母は私が自分の友達と会えるくらいまで回復してくると、引越し転校前に私が懐いていた近所のおばちゃんを家に招いて、私が気分転換出来るようにはからってくれていた事は今でも覚えています。

先生たちには見放されていたのですが、私はもともとは成績がよかったので学校側の意地として?高校進学を勧める為に家庭訪問をされる事がありましたが、私は学校という環境が恐怖体験だったので、中学卒業後すぐには進学はしませんでした。

自分の小さな器を受け入れることが一步。

今 うつ病でしんどい人、悩みがいっぱいのひと、死んでしまいたい人、殺してほしいと思っている人、私はそんな人を否定する事は出来ません。
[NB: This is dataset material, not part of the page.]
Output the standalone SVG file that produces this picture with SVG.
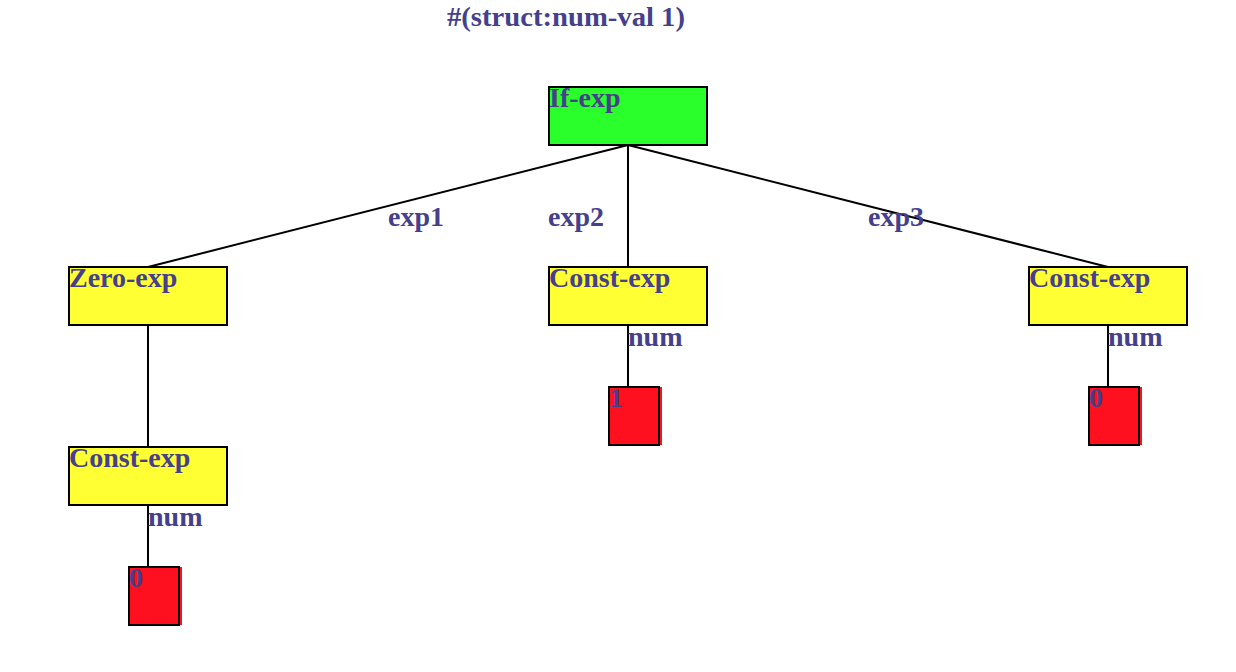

生きていても辛いだけ、と思う事は、うつ病が治った今でもたまに感じる事があります。
でも、きっと、人生で一度もうつ病を経験したことがない人でも、そう思ってしまう事はあると思うのです。

上手くいかないとき、自分が自分の人生をコントロールできない時、そんなときもあっていいのだと、自分の小さな器を受け入れる事が治療の第一歩ではないでしょうか。

私たちは完璧主義で、自分にも人にも厳しい人が多いのですが、緩く考える事、白か黒か、0か100かではなく曖昧さや多少の矛盾を自分にも他人にもを許すこと、そんなことから、段々と人生に対する深刻さや不安が薄れ、他人の評価よりも自分がどうしたいかを考える力を養うことができてきました。